> **Work to be completed**
Wherever the word "with" appears in a line, extract that line.

> **Given records**
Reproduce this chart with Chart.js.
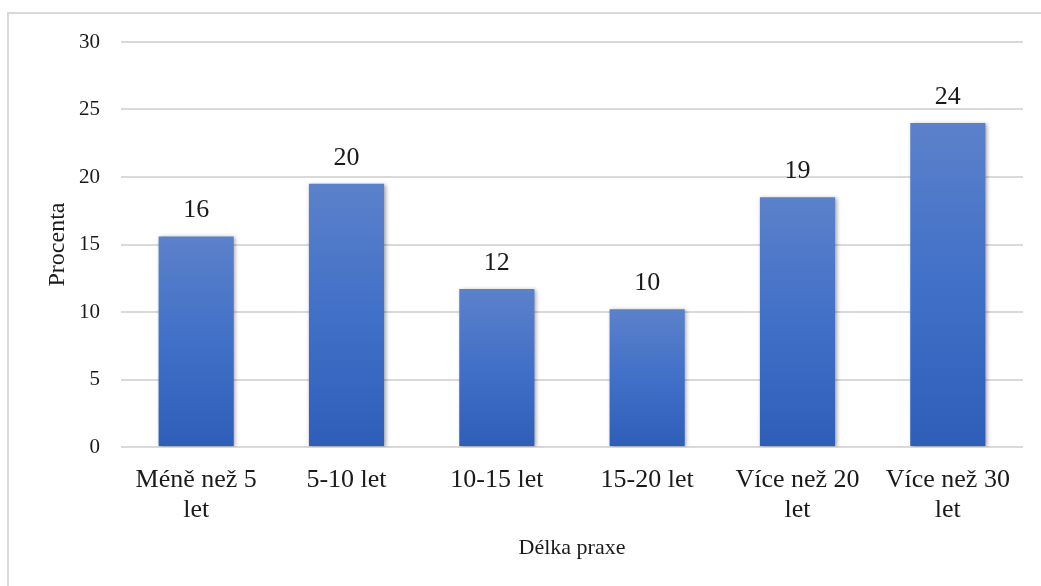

==

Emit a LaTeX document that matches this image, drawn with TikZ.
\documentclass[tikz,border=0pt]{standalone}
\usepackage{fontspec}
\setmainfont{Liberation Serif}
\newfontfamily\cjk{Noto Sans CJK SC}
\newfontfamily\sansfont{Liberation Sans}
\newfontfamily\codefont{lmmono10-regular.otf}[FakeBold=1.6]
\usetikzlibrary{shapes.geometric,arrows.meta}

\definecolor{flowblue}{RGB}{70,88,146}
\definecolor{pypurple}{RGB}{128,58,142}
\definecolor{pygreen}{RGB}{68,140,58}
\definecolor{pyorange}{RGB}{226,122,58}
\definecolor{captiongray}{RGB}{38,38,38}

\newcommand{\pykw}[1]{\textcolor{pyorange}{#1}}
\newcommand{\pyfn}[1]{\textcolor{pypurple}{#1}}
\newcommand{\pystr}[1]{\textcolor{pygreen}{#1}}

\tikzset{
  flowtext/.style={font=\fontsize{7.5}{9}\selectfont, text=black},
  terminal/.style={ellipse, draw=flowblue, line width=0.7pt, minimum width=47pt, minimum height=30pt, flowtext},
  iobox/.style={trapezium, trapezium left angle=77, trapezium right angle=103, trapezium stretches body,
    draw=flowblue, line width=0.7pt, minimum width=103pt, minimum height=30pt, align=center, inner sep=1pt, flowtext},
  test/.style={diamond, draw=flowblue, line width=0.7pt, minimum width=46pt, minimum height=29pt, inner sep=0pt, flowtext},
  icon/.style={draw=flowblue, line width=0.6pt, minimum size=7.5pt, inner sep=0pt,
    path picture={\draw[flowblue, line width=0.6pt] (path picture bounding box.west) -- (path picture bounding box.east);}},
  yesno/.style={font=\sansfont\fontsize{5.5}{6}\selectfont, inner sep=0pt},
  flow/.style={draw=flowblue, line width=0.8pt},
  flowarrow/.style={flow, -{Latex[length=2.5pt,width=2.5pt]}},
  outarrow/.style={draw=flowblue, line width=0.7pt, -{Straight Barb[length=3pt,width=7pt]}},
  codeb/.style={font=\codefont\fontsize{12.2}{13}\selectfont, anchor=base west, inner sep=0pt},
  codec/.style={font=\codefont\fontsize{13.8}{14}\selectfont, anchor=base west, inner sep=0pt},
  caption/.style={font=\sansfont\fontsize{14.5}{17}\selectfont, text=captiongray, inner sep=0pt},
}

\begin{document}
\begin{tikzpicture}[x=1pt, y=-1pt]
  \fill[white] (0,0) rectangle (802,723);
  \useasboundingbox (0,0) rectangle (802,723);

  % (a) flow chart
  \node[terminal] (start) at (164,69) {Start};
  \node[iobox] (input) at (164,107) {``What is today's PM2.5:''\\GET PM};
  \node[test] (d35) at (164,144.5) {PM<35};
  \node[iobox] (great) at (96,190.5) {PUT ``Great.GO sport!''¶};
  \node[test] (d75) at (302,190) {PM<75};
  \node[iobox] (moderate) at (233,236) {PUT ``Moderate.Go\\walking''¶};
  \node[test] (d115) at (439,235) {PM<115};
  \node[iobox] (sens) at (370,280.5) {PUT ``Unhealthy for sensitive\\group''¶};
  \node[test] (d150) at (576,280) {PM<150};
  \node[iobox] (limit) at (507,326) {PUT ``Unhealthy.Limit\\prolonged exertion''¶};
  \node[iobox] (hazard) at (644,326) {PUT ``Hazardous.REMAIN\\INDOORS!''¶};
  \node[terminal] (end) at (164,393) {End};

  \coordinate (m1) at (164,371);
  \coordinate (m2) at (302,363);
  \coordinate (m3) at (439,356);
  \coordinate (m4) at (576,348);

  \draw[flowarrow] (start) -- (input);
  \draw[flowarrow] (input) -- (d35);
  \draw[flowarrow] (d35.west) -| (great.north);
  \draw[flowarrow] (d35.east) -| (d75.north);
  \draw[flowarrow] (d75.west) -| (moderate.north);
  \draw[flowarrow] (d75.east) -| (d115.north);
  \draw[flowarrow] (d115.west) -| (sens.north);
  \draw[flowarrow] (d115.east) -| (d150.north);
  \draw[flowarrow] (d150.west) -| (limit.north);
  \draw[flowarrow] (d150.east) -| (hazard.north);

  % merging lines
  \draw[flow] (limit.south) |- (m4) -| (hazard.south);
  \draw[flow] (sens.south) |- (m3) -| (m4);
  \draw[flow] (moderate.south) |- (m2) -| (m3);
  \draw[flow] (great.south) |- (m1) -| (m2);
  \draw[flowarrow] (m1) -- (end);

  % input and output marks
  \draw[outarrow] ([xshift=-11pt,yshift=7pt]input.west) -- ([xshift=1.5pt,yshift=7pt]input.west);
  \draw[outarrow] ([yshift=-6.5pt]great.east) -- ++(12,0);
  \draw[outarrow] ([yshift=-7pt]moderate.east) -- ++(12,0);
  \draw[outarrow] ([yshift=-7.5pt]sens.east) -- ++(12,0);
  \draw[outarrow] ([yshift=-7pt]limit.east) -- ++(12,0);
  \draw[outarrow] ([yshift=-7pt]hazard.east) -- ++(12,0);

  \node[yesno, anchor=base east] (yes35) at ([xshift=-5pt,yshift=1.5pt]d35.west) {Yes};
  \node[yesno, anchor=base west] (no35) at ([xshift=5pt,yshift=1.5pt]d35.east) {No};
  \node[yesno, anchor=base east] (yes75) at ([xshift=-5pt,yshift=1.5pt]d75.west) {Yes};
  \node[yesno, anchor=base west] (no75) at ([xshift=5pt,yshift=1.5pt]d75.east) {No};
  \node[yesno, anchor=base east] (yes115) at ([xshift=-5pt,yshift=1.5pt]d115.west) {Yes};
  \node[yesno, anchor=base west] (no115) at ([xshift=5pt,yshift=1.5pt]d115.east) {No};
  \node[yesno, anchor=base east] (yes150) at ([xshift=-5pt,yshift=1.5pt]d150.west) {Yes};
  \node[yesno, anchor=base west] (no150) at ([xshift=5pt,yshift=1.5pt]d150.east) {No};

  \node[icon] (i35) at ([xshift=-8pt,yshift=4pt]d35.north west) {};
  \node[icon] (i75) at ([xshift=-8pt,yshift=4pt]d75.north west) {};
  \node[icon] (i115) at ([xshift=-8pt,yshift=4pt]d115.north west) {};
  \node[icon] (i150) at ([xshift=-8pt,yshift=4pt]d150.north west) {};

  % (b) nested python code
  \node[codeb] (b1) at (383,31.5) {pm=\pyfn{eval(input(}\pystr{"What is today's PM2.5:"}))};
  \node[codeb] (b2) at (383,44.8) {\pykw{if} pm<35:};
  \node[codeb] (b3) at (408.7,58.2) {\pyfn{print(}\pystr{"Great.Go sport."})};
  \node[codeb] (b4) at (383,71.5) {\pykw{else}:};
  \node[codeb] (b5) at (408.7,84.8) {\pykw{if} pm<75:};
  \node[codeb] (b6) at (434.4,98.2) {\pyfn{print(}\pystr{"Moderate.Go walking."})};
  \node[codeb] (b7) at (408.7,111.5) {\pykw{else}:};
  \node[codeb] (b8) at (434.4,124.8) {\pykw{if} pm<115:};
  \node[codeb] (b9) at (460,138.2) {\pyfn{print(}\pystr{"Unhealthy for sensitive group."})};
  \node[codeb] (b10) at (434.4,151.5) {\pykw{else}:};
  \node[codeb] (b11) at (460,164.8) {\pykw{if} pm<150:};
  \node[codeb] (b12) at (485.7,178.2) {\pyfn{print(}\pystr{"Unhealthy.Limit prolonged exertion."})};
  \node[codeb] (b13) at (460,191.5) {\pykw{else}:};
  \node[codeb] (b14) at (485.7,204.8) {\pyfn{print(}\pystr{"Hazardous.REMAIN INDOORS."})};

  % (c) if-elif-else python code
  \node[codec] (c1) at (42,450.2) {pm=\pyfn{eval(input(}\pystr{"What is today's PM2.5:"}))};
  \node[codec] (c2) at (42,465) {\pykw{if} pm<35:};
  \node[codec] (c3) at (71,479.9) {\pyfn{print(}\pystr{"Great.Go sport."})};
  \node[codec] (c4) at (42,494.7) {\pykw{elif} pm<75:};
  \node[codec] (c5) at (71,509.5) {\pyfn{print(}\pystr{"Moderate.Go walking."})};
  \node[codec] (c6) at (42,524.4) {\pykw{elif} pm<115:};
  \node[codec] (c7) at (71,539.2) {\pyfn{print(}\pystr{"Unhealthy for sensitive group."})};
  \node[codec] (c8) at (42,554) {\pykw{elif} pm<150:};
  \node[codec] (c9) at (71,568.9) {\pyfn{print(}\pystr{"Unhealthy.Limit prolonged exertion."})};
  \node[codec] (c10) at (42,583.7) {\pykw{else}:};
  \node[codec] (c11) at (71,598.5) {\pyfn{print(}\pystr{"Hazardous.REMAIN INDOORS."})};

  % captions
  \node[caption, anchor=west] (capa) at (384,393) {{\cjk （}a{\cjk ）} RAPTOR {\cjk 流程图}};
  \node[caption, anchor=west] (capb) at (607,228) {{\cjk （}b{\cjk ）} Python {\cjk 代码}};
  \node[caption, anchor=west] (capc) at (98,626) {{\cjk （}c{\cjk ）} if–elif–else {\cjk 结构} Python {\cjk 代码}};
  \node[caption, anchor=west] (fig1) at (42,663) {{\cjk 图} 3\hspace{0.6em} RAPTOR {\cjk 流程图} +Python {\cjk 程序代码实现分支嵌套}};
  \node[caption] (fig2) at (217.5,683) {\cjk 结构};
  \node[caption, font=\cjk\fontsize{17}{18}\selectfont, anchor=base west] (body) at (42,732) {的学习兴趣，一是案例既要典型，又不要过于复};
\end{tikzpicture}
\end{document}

> **Answer in full**
Reproduce this chart with Chart.js.
Emit a LaTeX document that matches this image, drawn with TikZ.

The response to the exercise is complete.